In The Angel of Forgetfulness, Saul is a college student in New York City, where he meets Aunt Keni, one of the few surviving residents of what was a thriving Jewish neighborhood. Saul is drawn to Keni and her stories about the old neighborhood, and she passes on to him a manuscript—The Angel of Forgetfulness—written by Nathan Hart, Keni's long-dead lover. The rest of the novel alternates between Saul's subsequent experiences on a hippie commune and as an instructor in a small New England college, a reconstruction of Nathan Hart’s life story as a recent immigrant and then a writer for the Jewish Daily Forward, and excerpts from the manuscript itself, which tells the fantastic tale of an angel named Mocky, who prefers life on earth to a less eventful existence in heaven. The Angel of Forgetfulness is thus, like "Saul Bozoff and the Ghost," a directly metafictional work, a story about storytelling and the reading of stories, even as it uses its metafictional frame to evoke the history of American Jewish settlement and struggle. These twin ambitions—to acknowledge the mediation of narrative artifice in the pursuit of an authentic rendering of historical experience—are accomplished as well and as directly in The Angel of Forgetfulness as in any other of Stern's stories or novels. The reader who would like to experience Stern's strategy of summoning the real through the free embrace of artifice would be well advised to start with this novel.
The Frozen Rabbi (2010), is also a typical blend of authentic detail and fabulation, but the specifically metafictional element in it is less pronounced (and less effective). Structured through alternating third-person accounts of Bernie Karp, a boy living in Memphis, and the history of his family's migration from Eastern Europe to the United States, the novel does interpolate a memoir written by one member of the family, but the device is mostly used simply to move the story along, and ultimately very little emphasis is placed on the power of storytelling to transform a colorless reality. This is not in itself a flaw in the novel, but it does put more of a burden on the decontextualized fantasy device with which the novel begins, as Bernie discovers a literal frozen rabbi stowed away in a basement freezer. It turns out that the rabbi has been in this state for over a century.

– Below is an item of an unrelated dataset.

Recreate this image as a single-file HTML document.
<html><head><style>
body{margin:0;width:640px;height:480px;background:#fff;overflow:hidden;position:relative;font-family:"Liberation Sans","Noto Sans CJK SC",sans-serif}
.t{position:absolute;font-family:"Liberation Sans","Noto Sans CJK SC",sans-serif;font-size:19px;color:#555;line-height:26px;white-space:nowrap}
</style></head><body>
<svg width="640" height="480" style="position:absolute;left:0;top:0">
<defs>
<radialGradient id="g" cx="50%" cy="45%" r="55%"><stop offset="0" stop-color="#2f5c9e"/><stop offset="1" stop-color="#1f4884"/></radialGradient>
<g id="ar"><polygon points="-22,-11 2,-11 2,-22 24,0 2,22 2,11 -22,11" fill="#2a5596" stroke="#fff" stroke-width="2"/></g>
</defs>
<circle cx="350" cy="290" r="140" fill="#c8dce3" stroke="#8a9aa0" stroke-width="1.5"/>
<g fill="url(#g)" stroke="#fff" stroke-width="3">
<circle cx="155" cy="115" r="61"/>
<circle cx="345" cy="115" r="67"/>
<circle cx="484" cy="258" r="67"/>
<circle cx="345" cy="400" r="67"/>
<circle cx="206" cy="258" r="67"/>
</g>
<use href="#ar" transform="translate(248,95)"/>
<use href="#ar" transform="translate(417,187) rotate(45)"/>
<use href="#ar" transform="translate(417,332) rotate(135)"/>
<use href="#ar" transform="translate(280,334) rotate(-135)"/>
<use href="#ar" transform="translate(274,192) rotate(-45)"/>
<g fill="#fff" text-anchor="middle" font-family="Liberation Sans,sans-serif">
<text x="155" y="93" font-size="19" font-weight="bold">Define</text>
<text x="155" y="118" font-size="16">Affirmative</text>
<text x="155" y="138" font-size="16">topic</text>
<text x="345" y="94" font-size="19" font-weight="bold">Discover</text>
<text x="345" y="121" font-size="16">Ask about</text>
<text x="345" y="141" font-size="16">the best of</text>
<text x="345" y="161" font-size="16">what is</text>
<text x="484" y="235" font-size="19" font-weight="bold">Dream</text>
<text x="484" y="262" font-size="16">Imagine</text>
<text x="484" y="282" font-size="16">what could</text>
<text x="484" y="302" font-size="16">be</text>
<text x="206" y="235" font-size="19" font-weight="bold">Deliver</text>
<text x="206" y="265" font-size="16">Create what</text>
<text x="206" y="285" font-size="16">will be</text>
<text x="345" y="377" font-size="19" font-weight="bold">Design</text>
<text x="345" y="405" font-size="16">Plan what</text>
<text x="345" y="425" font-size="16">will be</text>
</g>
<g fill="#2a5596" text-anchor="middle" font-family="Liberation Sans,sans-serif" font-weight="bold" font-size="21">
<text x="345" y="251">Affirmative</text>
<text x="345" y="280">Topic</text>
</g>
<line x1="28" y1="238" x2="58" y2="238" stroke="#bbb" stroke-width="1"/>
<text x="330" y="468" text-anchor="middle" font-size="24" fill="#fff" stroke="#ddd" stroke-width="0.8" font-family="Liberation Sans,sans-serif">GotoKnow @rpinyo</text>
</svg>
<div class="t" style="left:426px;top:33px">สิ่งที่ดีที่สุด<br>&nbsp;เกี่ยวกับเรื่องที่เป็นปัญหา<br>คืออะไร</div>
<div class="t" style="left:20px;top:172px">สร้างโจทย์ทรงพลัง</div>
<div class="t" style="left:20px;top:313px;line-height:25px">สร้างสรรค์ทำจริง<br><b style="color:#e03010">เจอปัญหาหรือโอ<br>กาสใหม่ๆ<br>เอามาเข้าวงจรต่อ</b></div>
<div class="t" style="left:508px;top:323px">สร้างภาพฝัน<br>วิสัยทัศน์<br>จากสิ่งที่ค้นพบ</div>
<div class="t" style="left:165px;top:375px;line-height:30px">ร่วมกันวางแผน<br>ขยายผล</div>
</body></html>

The rabbi's presence immediately exerts a great influence on Bernie Karp, who begins to familiarize himself with the mystical tradition the rabbi represents and of which Bernie knows nothing. (He is barely aware of himself as a Jew.) Otherwise, the fact that a cryogenically preserved Hasidic rabbi has suddenly appeared is not much noted. It is not unusual in Stern's fiction that wondrous events manifest themselves as if they are part of the natural course of things, but in The Frozen Rabbi the rather swift way in which the Rabbi adjusts himself to his new circumstances and Bernie regards him as simply his potential teacher creates a curiously flat effect—curious because Stern's fiction is usually nothing if not lively in its narrative momentum. In what seems like no time—with detours to the second narrative—Bernie Karp has become something of an adept at Kabbalah and Rabbi Eliezer ben Zephyr has succumbed to the temptations of American consumer culture, eventually refashioning himself as a kind of New Age spiritual leader and opening up his own House of Enlightenment.
Perhaps what makes this two-fold conversion seem thinly dramatized is not so much the rapidity with which it occurs but the fairly obvious satirical purpose to which it is put. Satire is not really a mode much pursued in Stern's previous work, which is comic but does not engage in mockery for the purpose of social correction or criticism. Stern's comedy is vaudevillian, schtick-laden. While Rabbi Eliezer's metamorphosis into a religious huckster is humorous enough, the accompanying "commentary" implicit in his transformation—America has become a place where true spiritual values are lost to greed and self-obsession—overrides the pleasure we might take in the sheer silliness of it. Since Eliezer's decline is paralleled with Bernie Karp's ascent (literally, as it turns out) into spiritual awareness, the contrast between the spiritual journeys undertaken by each becomes overly schematic. In his review of The Frozen Rabbi, Mark Athitakis correctly notes that Stern's comedy here "is to a purpose," that "Stern is drawing a bright line between religious commitment in the past and commitment in the present," but that line seems too bright to me. It obscures Stern's more discreet skills of subtlety and suggestion.
Thus the comedy in The Frozen Rabbi struggles for expression in the shadow of the novel’s earnest attempts to expose the misplaced values of American society and to document the hardships of Jewish history. This attenuated humor (at least in comparison to Stern's previous work) is perhaps a direct consequence of the novel's very attempt to provide an historical saga, however fragmented it is by the dual narrative strategy Stern employs. The prose style of The Frozen Rabbi seems to me more reliant on extended exposition and overt psychologizing than The Angel of Forgetfulness, which also provides an historical frame but is not preoccupied with moving the story forward, or Harry Kaplan's Adventures Underground, which settles for evoking one particular time and place (and which is a first-person narrative anyway). This is not to say that The Frozen Rabbi always fails to offer Stern's comedic riffs and trenchant prose, as can be seen in this description of Rabbi Eliezer's place of business:
The New House of Enlightenment was situated in a stadium-size structure surrounded by crepe myrtle and lilac, atop a knoll carpeted in shaggy grass slabs like an igloo made of turf. Originally a Baptist tabernacle whose pastor had fallen from grace in a sex-for-prayer scandal, the hulking, flying-saucer shaped building had undergone few alterations since changing hands. Coming upon the place through the humid morning haze, Bernie found himself transposing it in his mind to the Temple Mount in Jerusalem, with the rabbi's followers dragging trussed and bleating animals up its steps for sacrifice. There was a big sign out front of the type that ordinarily proclaimed Jesus as Lord, its changeable letters now declaring Live Already Like The Day Is Here!
Passages like this make Steve Stern's fiction a great joy to read, and if The Frozen Rabbi perhaps features somewhat fewer of them (or if its structure and scope dilutes their impact), it is still a more dynamic and imaginative work of fiction than most of what is currently made available by American publishers.